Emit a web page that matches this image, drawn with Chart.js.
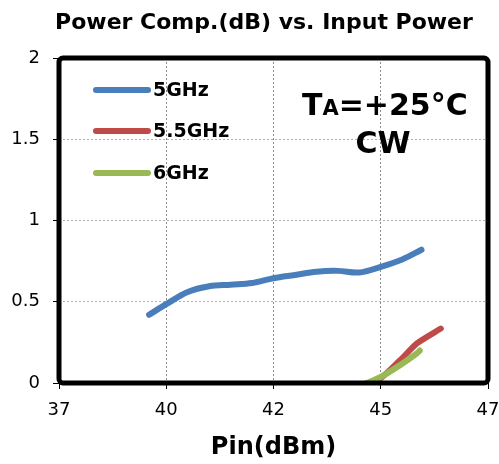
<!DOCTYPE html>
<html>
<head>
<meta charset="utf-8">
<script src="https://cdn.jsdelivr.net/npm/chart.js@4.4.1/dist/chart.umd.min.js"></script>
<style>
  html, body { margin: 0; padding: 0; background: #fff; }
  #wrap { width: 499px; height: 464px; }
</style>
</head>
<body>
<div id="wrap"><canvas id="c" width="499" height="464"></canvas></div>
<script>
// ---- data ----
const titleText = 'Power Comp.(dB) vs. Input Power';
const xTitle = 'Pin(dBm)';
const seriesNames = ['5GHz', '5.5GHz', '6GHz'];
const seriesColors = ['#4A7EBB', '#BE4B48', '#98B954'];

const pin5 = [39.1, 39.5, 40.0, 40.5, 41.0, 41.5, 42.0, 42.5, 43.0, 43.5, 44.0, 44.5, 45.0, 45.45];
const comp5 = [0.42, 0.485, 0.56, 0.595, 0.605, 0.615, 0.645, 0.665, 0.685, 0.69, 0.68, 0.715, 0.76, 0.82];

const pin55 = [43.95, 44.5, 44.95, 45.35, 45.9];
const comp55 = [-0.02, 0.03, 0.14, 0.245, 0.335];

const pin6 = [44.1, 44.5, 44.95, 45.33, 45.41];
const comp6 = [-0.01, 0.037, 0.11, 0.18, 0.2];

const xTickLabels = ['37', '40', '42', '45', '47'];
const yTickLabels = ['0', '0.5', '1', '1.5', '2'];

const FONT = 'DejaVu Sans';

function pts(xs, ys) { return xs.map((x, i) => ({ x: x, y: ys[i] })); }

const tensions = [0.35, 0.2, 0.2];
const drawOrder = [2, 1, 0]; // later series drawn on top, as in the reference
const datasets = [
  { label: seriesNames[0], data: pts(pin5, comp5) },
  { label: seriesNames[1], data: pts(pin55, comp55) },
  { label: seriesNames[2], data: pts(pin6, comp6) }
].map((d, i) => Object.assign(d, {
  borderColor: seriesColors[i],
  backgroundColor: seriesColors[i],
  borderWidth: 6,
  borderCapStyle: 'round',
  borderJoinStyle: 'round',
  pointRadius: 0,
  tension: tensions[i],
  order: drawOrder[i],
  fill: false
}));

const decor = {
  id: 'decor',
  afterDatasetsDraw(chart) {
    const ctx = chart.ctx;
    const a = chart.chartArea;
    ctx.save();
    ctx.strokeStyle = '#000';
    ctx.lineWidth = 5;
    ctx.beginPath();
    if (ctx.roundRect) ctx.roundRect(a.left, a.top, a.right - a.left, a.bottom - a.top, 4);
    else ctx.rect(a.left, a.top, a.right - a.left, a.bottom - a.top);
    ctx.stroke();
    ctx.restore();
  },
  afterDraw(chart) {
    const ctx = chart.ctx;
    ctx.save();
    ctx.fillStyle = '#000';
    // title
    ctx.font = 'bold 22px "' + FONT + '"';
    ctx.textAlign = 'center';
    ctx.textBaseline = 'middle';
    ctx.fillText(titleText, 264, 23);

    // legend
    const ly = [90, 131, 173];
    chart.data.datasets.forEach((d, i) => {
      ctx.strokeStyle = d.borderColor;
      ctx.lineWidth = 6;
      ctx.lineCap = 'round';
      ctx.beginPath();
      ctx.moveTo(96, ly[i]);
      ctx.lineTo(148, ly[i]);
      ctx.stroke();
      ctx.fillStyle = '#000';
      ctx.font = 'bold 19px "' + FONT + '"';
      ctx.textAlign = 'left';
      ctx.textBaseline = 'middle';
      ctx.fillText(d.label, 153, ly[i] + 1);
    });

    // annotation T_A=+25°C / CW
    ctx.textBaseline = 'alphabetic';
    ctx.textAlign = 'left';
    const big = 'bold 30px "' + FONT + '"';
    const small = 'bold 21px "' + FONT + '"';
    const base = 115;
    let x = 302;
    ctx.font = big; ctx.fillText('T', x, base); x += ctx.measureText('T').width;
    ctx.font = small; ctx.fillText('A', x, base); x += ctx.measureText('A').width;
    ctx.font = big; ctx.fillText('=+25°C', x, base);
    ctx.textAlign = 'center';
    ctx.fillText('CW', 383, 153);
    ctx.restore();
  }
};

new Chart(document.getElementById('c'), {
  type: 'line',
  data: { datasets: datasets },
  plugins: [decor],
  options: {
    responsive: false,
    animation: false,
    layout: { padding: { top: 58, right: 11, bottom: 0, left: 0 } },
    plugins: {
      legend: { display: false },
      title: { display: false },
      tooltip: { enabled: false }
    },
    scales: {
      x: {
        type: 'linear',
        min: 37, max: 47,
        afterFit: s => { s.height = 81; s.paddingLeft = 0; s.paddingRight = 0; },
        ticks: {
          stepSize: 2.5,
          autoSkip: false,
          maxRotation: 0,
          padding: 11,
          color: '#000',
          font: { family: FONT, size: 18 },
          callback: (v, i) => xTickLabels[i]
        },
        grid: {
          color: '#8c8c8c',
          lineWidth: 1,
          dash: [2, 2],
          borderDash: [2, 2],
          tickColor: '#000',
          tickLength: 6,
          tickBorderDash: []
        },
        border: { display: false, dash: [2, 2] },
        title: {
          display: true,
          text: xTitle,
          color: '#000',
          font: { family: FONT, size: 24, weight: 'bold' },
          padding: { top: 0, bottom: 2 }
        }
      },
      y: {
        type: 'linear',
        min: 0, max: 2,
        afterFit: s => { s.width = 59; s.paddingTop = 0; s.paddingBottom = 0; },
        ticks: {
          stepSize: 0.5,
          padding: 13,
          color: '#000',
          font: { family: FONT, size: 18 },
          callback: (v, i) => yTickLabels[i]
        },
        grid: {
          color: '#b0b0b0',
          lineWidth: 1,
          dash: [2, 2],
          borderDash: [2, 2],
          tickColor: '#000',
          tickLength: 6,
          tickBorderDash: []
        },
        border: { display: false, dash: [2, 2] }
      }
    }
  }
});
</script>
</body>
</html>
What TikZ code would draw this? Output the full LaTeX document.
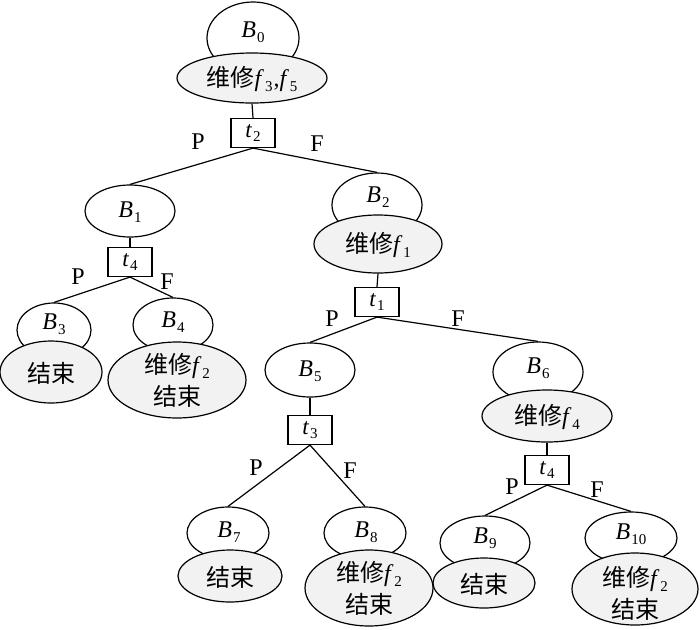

*Required work*
Transcribe the entries above verbatim, omitting their pictures.

*Final result*
Emit a web page that matches this image, drawn with Chart.js.
<!DOCTYPE html>
<html>
<head>
<meta charset="utf-8">
<script src="https://cdn.jsdelivr.net/npm/chart.js@4.4.1/dist/chart.umd.min.js"></script>
<style>
  html, body { margin: 0; padding: 0; background: #fff; }
  #wrap { width: 499px; height: 464px; }
</style>
</head>
<body>
<div id="wrap"><canvas id="c" width="499" height="464"></canvas></div>
<script>
// ---- data ----
const titleText = 'Power Comp.(dB) vs. Input Power';
const xTitle = 'Pin(dBm)';
const seriesNames = ['5GHz', '5.5GHz', '6GHz'];
const seriesColors = ['#4A7EBB', '#BE4B48', '#98B954'];

const pin5 = [39.1, 39.5, 40.0, 40.5, 41.0, 41.5, 42.0, 42.5, 43.0, 43.5, 44.0, 44.5, 45.0, 45.45];
const comp5 = [0.42, 0.485, 0.56, 0.595, 0.605, 0.615, 0.645, 0.665, 0.685, 0.69, 0.68, 0.715, 0.76, 0.82];

const pin55 = [43.95, 44.5, 44.95, 45.35, 45.9];
const comp55 = [-0.02, 0.03, 0.14, 0.245, 0.335];

const pin6 = [44.1, 44.5, 44.95, 45.33, 45.41];
const comp6 = [-0.01, 0.037, 0.11, 0.18, 0.2];

const xTickLabels = ['37', '40', '42', '45', '47'];
const yTickLabels = ['0', '0.5', '1', '1.5', '2'];

const FONT = 'DejaVu Sans';

function pts(xs, ys) { return xs.map((x, i) => ({ x: x, y: ys[i] })); }

const tensions = [0.35, 0.2, 0.2];
const drawOrder = [2, 1, 0]; // later series drawn on top, as in the reference
const datasets = [
  { label: seriesNames[0], data: pts(pin5, comp5) },
  { label: seriesNames[1], data: pts(pin55, comp55) },
  { label: seriesNames[2], data: pts(pin6, comp6) }
].map((d, i) => Object.assign(d, {
  borderColor: seriesColors[i],
  backgroundColor: seriesColors[i],
  borderWidth: 6,
  borderCapStyle: 'round',
  borderJoinStyle: 'round',
  pointRadius: 0,
  tension: tensions[i],
  order: drawOrder[i],
  fill: false
}));

const decor = {
  id: 'decor',
  afterDatasetsDraw(chart) {
    const ctx = chart.ctx;
    const a = chart.chartArea;
    ctx.save();
    ctx.strokeStyle = '#000';
    ctx.lineWidth = 5;
    ctx.beginPath();
    if (ctx.roundRect) ctx.roundRect(a.left, a.top, a.right - a.left, a.bottom - a.top, 4);
    else ctx.rect(a.left, a.top, a.right - a.left, a.bottom - a.top);
    ctx.stroke();
    ctx.restore();
  },
  afterDraw(chart) {
    const ctx = chart.ctx;
    ctx.save();
    ctx.fillStyle = '#000';
    // title
    ctx.font = 'bold 22px "' + FONT + '"';
    ctx.textAlign = 'center';
    ctx.textBaseline = 'middle';
    ctx.fillText(titleText, 264, 23);

    // legend
    const ly = [90, 131, 173];
    chart.data.datasets.forEach((d, i) => {
      ctx.strokeStyle = d.borderColor;
      ctx.lineWidth = 6;
      ctx.lineCap = 'round';
      ctx.beginPath();
      ctx.moveTo(96, ly[i]);
      ctx.lineTo(148, ly[i]);
      ctx.stroke();
      ctx.fillStyle = '#000';
      ctx.font = 'bold 19px "' + FONT + '"';
      ctx.textAlign = 'left';
      ctx.textBaseline = 'middle';
      ctx.fillText(d.label, 153, ly[i] + 1);
    });

    // annotation T_A=+25°C / CW
    ctx.textBaseline = 'alphabetic';
    ctx.textAlign = 'left';
    const big = 'bold 30px "' + FONT + '"';
    const small = 'bold 21px "' + FONT + '"';
    const base = 115;
    let x = 302;
    ctx.font = big; ctx.fillText('T', x, base); x += ctx.measureText('T').width;
    ctx.font = small; ctx.fillText('A', x, base); x += ctx.measureText('A').width;
    ctx.font = big; ctx.fillText('=+25°C', x, base);
    ctx.textAlign = 'center';
    ctx.fillText('CW', 383, 153);
    ctx.restore();
  }
};

new Chart(document.getElementById('c'), {
  type: 'line',
  data: { datasets: datasets },
  plugins: [decor],
  options: {
    responsive: false,
    animation: false,
    layout: { padding: { top: 58, right: 11, bottom: 0, left: 0 } },
    plugins: {
      legend: { display: false },
      title: { display: false },
      tooltip: { enabled: false }
    },
    scales: {
      x: {
        type: 'linear',
        min: 37, max: 47,
        afterFit: s => { s.height = 81; s.paddingLeft = 0; s.paddingRight = 0; },
        ticks: {
          stepSize: 2.5,
          autoSkip: false,
          maxRotation: 0,
          padding: 11,
          color: '#000',
          font: { family: FONT, size: 18 },
          callback: (v, i) => xTickLabels[i]
        },
        grid: {
          color: '#8c8c8c',
          lineWidth: 1,
          dash: [2, 2],
          borderDash: [2, 2],
          tickColor: '#000',
          tickLength: 6,
          tickBorderDash: []
        },
        border: { display: false, dash: [2, 2] },
        title: {
          display: true,
          text: xTitle,
          color: '#000',
          font: { family: FONT, size: 24, weight: 'bold' },
          padding: { top: 0, bottom: 2 }
        }
      },
      y: {
        type: 'linear',
        min: 0, max: 2,
        afterFit: s => { s.width = 59; s.paddingTop = 0; s.paddingBottom = 0; },
        ticks: {
          stepSize: 0.5,
          padding: 13,
          color: '#000',
          font: { family: FONT, size: 18 },
          callback: (v, i) => yTickLabels[i]
        },
        grid: {
          color: '#b0b0b0',
          lineWidth: 1,
          dash: [2, 2],
          borderDash: [2, 2],
          tickColor: '#000',
          tickLength: 6,
          tickBorderDash: []
        },
        border: { display: false, dash: [2, 2] }
      }
    }
  }
});
</script>
</body>
</html>
What TikZ code would draw this? Output the full LaTeX document.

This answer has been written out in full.